Naheliegenderweise vermarkten die TV-Produzenten ihre Erzeugnisse als wertvoll, smart und intelligenzfördernd. Der Chef eines Schweizer Privatsenders behauptete kürzlich in einem Interview allen Ernstes, seine Eigenproduktionen («Bachelor», «Bauer, ledig, sucht») wirkten in diese Richtung und würden den IQ nach oben treiben. Selbstbewusst führt er als Kronzeuge das Buch «Everything Bad Is Good for You» und die dort erwähnte Langzeitbetrachtung an, gemäss welcher die Menschen immer intelligenter würden und durchschnittlich alle zehn Jahre einen IQ-Punkt zulegten. Als Erklärung für dieses erfreuliche Phänomen dient dem Autor Steven Johnson die zunehmend komplexer auftretende, höhere Ansprüche stellende Unterhaltung – sowohl im Fernsehen wie auch in Videogames und Romanen. Denn durch diese zum Mitdenken und zur geistigen Auseinandersetzung verführende «Architektur» würden die Menschen klüger, so Johnsons These.
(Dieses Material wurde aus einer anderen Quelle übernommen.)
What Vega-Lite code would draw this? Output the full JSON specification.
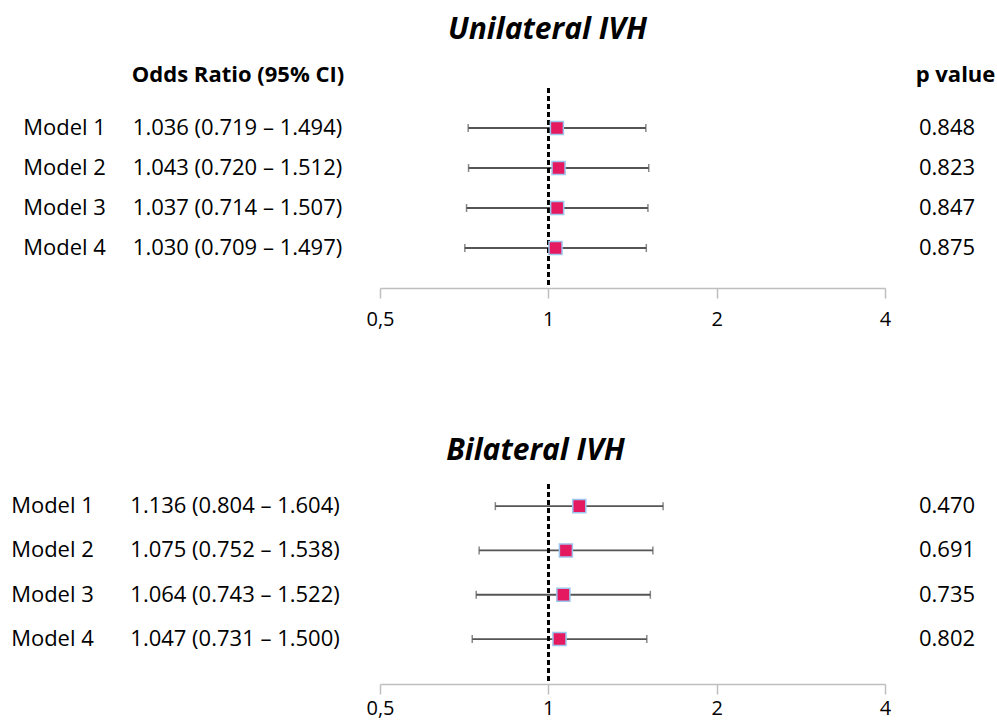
{
  "$schema": "https://vega.github.io/schema/vega-lite/v6.json",
  "padding": {"top": 14, "left": 0, "right": 0, "bottom": 10},
  "background": "white",
  "config": {"view": {"stroke": null}, "font": "Open Sans"},
  "datasets": {
    "uni": [
      {"model": "Model 1", "or": 1.036, "lo": 0.719, "hi": 1.494, "label": "1.036 (0.719 – 1.494)", "p": 0.848},
      {"model": "Model 2", "or": 1.043, "lo": 0.720, "hi": 1.512, "label": "1.043 (0.720 – 1.512)", "p": 0.823},
      {"model": "Model 3", "or": 1.037, "lo": 0.714, "hi": 1.507, "label": "1.037 (0.714 – 1.507)", "p": 0.847},
      {"model": "Model 4", "or": 1.030, "lo": 0.709, "hi": 1.497, "label": "1.030 (0.709 – 1.497)", "p": 0.875}
    ],
    "bi": [
      {"model": "Model 1", "or": 1.136, "lo": 0.804, "hi": 1.604, "label": "1.136 (0.804 – 1.604)", "p": 0.470},
      {"model": "Model 2", "or": 1.075, "lo": 0.752, "hi": 1.538, "label": "1.075 (0.752 – 1.538)", "p": 0.691},
      {"model": "Model 3", "or": 1.064, "lo": 0.743, "hi": 1.522, "label": "1.064 (0.743 – 1.522)", "p": 0.735},
      {"model": "Model 4", "or": 1.047, "lo": 0.731, "hi": 1.500, "label": "1.047 (0.731 – 1.500)", "p": 0.802}
    ]
  },
  "columns": 3,
  "spacing": {"row": 196, "column": 35},
  "bounds": "flush",
  "concat": [
    {
      "width": 345, "height": 200,
      "data": {"name": "uni"},
      "encoding": {
        "y": {"field": "model", "type": "ordinal", "scale": {"type": "point", "padding": 1.02, "align": 0.5, "domain": ["Model 1", "Model 2", "Model 3", "Model 4"]}, "axis": null}
      },
      "layer": [
        {
          "mark": {"type": "text", "font": "Open Sans", "fontSize": 22, "align": "center", "color": "black"},
          "encoding": {
            "x": {"datum": "model", "type": "nominal", "scale": {"type": "point", "domain": ["model", "label"], "padding": 0.497, "align": 0.375},
              "axis": {"orient": "top", "labelExpr": "datum.value == 'label' ? 'Odds Ratio (95% CI)' : ''", "ticks": false, "domain": false, "grid": false, "title": null, "labelFont": "Open Sans", "labelFontSize": 22, "labelFontWeight": "bold", "labelColor": "black", "labelPadding": 2, "labelAngle": 0, "labelLimit": 0}},
            "text": {"field": "model"}
          }
        },
        {
          "mark": {"type": "text", "font": "Open Sans", "fontSize": 22, "align": "center", "color": "black"},
          "encoding": {
            "x": {"datum": "label", "type": "nominal"},
            "text": {"field": "label"}
          }
        }
      ]
    },
    {
      "width": 505, "height": 200,
      "data": {"name": "uni"},
      "title": {"text": "Unilateral IVH", "font": "Open Sans", "fontSize": 30, "fontWeight": "bold", "fontStyle": "italic", "anchor": "middle", "dx": -85, "offset": 42, "color": "black"},
      "encoding": {
        "y": {"field": "model", "type": "ordinal", "scale": {"type": "point", "padding": 1.02, "align": 0.5, "domain": ["Model 1", "Model 2", "Model 3", "Model 4"]}, "axis": null}
      },
      "layer": [
        {
          "mark": {"type": "rule", "color": "#555555", "strokeWidth": 1.8},
          "encoding": {
            "x": {"field": "lo", "type": "quantitative", "scale": {"type": "log", "domain": [0.5, 4], "nice": false},
              "axis": {"values": [0.5, 1, 2, 4], "labelExpr": "replace(format(datum.value, '~g'), '.', ',')", "grid": false, "title": null, "domainColor": "#bfbfbf", "domainWidth": 1.5, "tickColor": "#bfbfbf", "tickWidth": 1.5, "tickSize": 10, "labelFont": "Open Sans", "labelFontSize": 20, "labelColor": "black", "labelPadding": 11, "labelFlush": false, "labelOverlap": false}},
            "x2": {"field": "hi"}
          }
        },
        {
          "mark": {"type": "tick", "orient": "vertical", "color": "#555555", "thickness": 1.5, "size": 8},
          "encoding": {"x": {"field": "lo", "type": "quantitative"}}
        },
        {
          "mark": {"type": "tick", "orient": "vertical", "color": "#555555", "thickness": 1.5, "size": 8},
          "encoding": {"x": {"field": "hi", "type": "quantitative"}}
        },
        {
          "mark": {"type": "rule", "color": "black", "strokeWidth": 2.5, "strokeDash": [5, 3]},
          "encoding": {"x": {"datum": 1, "type": "quantitative"}, "y": null}
        },
        {
          "mark": {"type": "square", "size": 170, "filled": true, "color": "#e5195f", "stroke": "#9ec5ee", "strokeWidth": 1.5, "opacity": 1},
          "encoding": {"x": {"field": "or", "type": "quantitative"}}
        }
      ]
    },
    {
      "width": 54, "height": 200,
      "data": {"name": "uni"},
      "mark": {"type": "text", "font": "Open Sans", "fontSize": 22, "align": "center", "color": "black"},
      "encoding": {
        "x": {"datum": "p value", "type": "nominal", "scale": {"type": "point", "domain": ["p value"]},
          "axis": {"orient": "top", "ticks": false, "domain": false, "grid": false, "title": null, "labelFont": "Open Sans", "labelFontSize": 22, "labelFontWeight": "bold", "labelColor": "black", "labelPadding": 2, "labelAngle": 0, "labelLimit": 0, "labelOffset": 8}},
        "y": {"field": "model", "type": "ordinal", "scale": {"type": "point", "padding": 1.02, "align": 0.5, "domain": ["Model 1", "Model 2", "Model 3", "Model 4"]}, "axis": null},
        "text": {"field": "p", "type": "quantitative", "format": ".3f"}
      }
    },
    {
      "width": 345, "height": 200,
      "data": {"name": "bi"},
      "encoding": {
        "y": {"field": "model", "type": "ordinal", "scale": {"type": "point", "padding": 0.757, "align": 0.33, "domain": ["Model 1", "Model 2", "Model 3", "Model 4"]}, "axis": null}
      },
      "layer": [
        {
          "mark": {"type": "text", "font": "Open Sans", "fontSize": 22, "align": "center", "color": "black"},
          "encoding": {
            "x": {"datum": "model", "type": "nominal", "scale": {"type": "point", "domain": ["model", "label"], "padding": 0.445, "align": 0.323}, "axis": null},
            "text": {"field": "model"}
          }
        },
        {
          "mark": {"type": "text", "font": "Open Sans", "fontSize": 22, "align": "center", "color": "black"},
          "encoding": {
            "x": {"datum": "label", "type": "nominal"},
            "text": {"field": "label"}
          }
        }
      ]
    },
    {
      "width": 505, "height": 200,
      "data": {"name": "bi"},
      "title": {"text": "Bilateral IVH", "font": "Open Sans", "fontSize": 30, "fontWeight": "bold", "fontStyle": "italic", "anchor": "middle", "dx": -97, "offset": 17, "color": "black"},
      "encoding": {
        "y": {"field": "model", "type": "ordinal", "scale": {"type": "point", "padding": 0.757, "align": 0.33, "domain": ["Model 1", "Model 2", "Model 3", "Model 4"]}, "axis": null}
      },
      "layer": [
        {
          "mark": {"type": "rule", "color": "#555555", "strokeWidth": 1.8},
          "encoding": {
            "x": {"field": "lo", "type": "quantitative", "scale": {"type": "log", "domain": [0.5, 4], "nice": false},
              "axis": {"values": [0.5, 1, 2, 4], "labelExpr": "replace(format(datum.value, '~g'), '.', ',')", "grid": false, "title": null, "domainColor": "#bfbfbf", "domainWidth": 1.5, "tickColor": "#bfbfbf", "tickWidth": 1.5, "tickSize": 10, "labelFont": "Open Sans", "labelFontSize": 20, "labelColor": "black", "labelPadding": 4, "labelFlush": false, "labelOverlap": false}},
            "x2": {"field": "hi"}
          }
        },
        {
          "mark": {"type": "tick", "orient": "vertical", "color": "#555555", "thickness": 1.5, "size": 8},
          "encoding": {"x": {"field": "lo", "type": "quantitative"}}
        },
        {
          "mark": {"type": "tick", "orient": "vertical", "color": "#555555", "thickness": 1.5, "size": 8},
          "encoding": {"x": {"field": "hi", "type": "quantitative"}}
        },
        {
          "mark": {"type": "rule", "color": "black", "strokeWidth": 2.5, "strokeDash": [5, 3]},
          "encoding": {"x": {"datum": 1, "type": "quantitative"}, "y": null}
        },
        {
          "mark": {"type": "square", "size": 170, "filled": true, "color": "#e5195f", "stroke": "#9ec5ee", "strokeWidth": 1.5, "opacity": 1},
          "encoding": {"x": {"field": "or", "type": "quantitative"}}
        }
      ]
    },
    {
      "width": 54, "height": 200,
      "data": {"name": "bi"},
      "mark": {"type": "text", "font": "Open Sans", "fontSize": 22, "align": "center", "color": "black"},
      "encoding": {
        "y": {"field": "model", "type": "ordinal", "scale": {"type": "point", "padding": 0.757, "align": 0.33, "domain": ["Model 1", "Model 2", "Model 3", "Model 4"]}, "axis": null},
        "text": {"field": "p", "type": "quantitative", "format": ".3f"}
      }
    }
  ]
}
Das Werk hat seit Erscheinen (2005) unterschiedliche Reaktionen ausgelöst. Für die einen handelt es sich um eine «elegante Polemik», andere bezweifeln den positiven Effekt anspruchsvoller werdender Drehbücher und Handlungen auf die geistige Volksgesundheit. Ob die – vor allem via moderne Medien verbreitete – Populärkultur der letzten 30 Jahre Gesellschaft und Individuum wirklich vorwärtsgebracht hat oder ob andere Gründe dafür verantwortlich sind, ist zweifellos diskussionswürdig.
Weg vom Holzschnitt

Wenn man jahrzehntealte Fernsehserien betrachtet, staunt man immerhin über die seinerzeit oft holzschnittartigen Charaktere. Deren oft groteske Schwarz-Weiss-Kontraste liessen keine subtilen Zwischentöne zu und wirkten unglaubwürdig. Die Vielzahl «moderner», oft zweideutiger Handlungsstränge wiederum zwingt zu vertiefter Auseinandersetzung mit Thema und Akteuren und wirkt allenfalls präventiv gegen die voreilige und emotionsgesteuerte Verteilung von Sympathien und Antipathien. Ohne sich profund mit der Causa zu befassen, kann man heute weder der Geschichte folgen noch in der Kollegenrunde mitdiskutieren. Wieweit aber Fernsehen, Internet und Videogames eine differenzierte Sicht erlauben und fördern, entzieht sich wissenschaftlichen Kriterien. Man kann höchstens hoffen, dass beispielsweise die «Bachelor»-Peinlichkeiten zum Überdenken des eigenen Balzverhaltens führen. Und da der Erfolg immer mehrere Väter hat, drängeln naturgemäss viele Akteure der Populärkultur ins Rampenlicht und klopfen sich auf die eigene Schulter.